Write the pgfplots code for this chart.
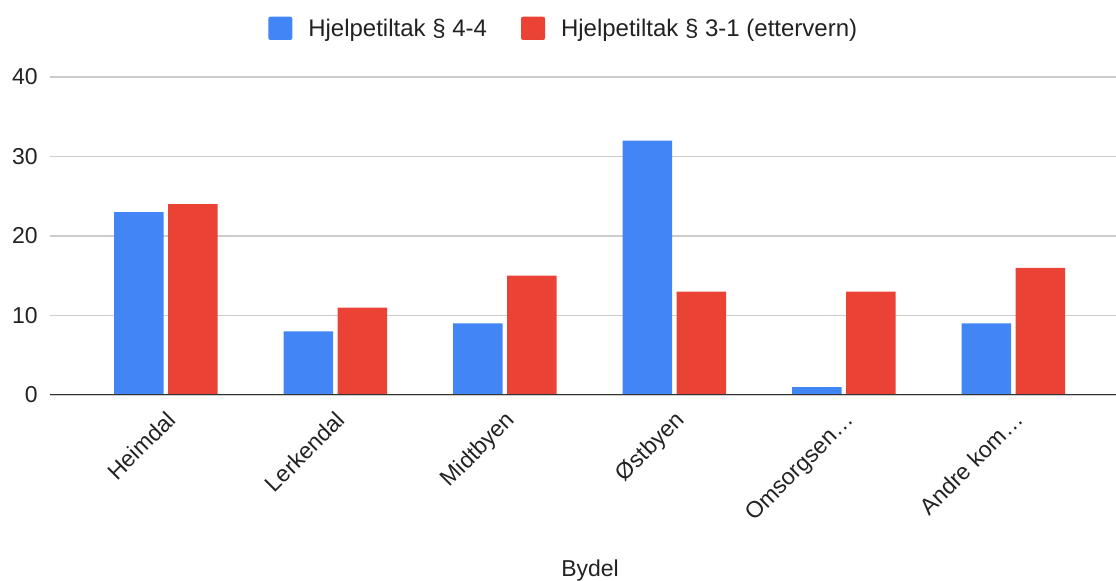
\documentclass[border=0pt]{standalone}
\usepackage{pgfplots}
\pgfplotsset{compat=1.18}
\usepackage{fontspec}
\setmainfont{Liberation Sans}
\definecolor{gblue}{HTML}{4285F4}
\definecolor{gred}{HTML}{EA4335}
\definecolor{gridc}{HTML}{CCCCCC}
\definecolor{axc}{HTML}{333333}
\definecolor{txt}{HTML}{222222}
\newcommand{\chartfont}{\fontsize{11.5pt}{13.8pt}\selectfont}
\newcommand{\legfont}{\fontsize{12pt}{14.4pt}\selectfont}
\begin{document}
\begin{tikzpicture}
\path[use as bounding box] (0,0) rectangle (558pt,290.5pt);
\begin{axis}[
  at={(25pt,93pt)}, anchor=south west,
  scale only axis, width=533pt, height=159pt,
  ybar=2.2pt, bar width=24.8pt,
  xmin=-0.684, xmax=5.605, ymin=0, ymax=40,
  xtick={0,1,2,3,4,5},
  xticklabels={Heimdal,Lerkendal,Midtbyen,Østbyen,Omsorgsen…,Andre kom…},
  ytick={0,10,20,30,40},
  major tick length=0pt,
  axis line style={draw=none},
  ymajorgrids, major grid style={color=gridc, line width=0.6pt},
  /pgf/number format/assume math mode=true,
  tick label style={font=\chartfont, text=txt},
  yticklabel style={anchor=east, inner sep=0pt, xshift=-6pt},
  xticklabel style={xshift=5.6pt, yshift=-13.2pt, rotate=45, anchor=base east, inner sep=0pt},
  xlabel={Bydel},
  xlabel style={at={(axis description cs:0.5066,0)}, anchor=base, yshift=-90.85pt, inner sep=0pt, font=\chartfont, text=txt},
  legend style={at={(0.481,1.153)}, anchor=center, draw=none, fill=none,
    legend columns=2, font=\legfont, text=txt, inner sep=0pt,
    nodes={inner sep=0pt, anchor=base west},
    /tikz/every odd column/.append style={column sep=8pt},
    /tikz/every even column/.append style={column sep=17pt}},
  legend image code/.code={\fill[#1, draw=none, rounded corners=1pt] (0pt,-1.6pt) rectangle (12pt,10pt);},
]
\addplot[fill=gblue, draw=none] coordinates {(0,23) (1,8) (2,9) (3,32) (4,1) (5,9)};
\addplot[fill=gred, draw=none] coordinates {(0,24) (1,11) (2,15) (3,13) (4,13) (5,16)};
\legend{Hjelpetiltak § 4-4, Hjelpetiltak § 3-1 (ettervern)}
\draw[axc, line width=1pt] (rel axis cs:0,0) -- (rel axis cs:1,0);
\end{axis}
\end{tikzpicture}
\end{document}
...
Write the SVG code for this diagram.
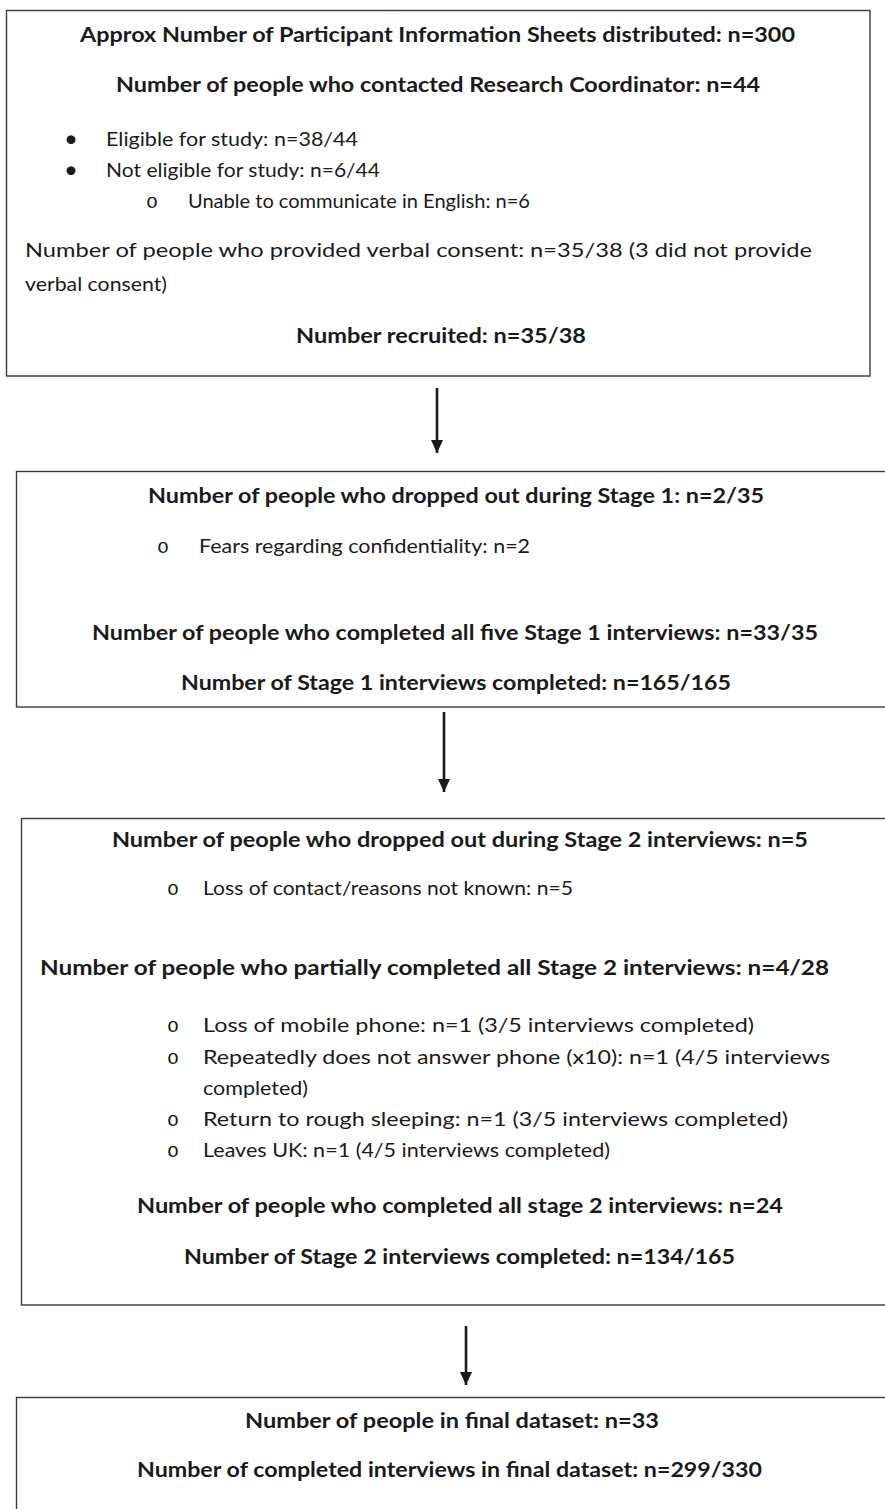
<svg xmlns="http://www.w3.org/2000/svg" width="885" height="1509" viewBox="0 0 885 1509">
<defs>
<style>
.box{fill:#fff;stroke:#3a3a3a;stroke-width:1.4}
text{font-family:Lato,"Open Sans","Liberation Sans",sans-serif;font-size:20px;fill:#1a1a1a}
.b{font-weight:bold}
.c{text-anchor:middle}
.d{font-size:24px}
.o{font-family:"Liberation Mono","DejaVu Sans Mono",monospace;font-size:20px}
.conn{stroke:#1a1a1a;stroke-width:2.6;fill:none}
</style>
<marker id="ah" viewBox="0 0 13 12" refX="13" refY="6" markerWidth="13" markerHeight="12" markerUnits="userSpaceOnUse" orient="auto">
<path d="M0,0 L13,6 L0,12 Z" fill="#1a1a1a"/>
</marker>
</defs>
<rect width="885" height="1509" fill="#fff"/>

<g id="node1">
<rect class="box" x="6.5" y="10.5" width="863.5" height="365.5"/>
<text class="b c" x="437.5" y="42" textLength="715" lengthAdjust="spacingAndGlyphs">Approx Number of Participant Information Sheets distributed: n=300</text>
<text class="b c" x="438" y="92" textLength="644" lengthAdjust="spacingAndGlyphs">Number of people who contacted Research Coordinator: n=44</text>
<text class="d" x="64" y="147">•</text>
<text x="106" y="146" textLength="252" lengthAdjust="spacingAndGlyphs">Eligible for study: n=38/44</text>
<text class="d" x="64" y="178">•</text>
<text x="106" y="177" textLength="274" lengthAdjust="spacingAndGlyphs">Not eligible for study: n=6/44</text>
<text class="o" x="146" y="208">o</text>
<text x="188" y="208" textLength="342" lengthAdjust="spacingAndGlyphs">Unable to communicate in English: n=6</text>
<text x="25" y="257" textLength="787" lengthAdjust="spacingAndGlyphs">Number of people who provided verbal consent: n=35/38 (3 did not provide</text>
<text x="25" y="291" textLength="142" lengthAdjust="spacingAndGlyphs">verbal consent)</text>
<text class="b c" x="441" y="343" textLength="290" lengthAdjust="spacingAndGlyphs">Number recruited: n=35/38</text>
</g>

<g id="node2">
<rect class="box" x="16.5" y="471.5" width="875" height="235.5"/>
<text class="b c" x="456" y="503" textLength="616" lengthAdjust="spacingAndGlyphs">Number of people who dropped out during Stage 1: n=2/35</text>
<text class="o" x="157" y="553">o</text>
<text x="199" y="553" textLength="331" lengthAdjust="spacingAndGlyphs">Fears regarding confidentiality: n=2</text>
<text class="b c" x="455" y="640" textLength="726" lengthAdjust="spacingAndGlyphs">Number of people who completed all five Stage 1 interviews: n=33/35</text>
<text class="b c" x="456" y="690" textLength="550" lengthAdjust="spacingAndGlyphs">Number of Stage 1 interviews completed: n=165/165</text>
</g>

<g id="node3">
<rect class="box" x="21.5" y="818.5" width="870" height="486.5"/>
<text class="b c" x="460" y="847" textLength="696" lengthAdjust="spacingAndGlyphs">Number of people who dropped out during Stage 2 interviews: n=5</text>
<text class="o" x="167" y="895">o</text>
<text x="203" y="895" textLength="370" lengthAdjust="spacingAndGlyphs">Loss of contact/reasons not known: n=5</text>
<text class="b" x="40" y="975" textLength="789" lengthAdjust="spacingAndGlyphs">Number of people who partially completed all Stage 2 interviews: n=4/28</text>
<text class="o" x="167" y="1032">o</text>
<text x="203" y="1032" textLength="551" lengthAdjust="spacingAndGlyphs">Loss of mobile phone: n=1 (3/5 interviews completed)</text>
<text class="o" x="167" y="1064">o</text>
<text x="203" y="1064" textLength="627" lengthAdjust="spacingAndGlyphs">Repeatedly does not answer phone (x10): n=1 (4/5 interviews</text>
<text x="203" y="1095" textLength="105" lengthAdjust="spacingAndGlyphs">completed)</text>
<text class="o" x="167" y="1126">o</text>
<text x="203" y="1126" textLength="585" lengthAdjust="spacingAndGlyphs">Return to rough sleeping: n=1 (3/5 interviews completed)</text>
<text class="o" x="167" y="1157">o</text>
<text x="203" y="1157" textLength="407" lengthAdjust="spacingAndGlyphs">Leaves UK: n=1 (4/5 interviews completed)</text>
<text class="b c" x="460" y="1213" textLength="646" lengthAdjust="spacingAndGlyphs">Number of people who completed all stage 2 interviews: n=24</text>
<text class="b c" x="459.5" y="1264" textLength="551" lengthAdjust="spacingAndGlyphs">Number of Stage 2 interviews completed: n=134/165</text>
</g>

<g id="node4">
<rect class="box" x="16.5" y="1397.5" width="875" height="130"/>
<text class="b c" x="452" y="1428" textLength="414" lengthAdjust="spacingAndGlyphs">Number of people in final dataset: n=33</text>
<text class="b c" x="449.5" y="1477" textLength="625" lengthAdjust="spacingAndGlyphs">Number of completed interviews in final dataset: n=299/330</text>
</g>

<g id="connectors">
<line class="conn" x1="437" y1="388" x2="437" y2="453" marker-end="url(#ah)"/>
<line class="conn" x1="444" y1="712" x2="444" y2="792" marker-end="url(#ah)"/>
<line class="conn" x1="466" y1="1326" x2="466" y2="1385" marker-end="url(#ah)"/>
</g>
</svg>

**Task to complete**
Search the lines for "this". Copy each line that has it.

**Exercise response**
Write the pgfplots code for this chart.
Write the SVG code for this diagram.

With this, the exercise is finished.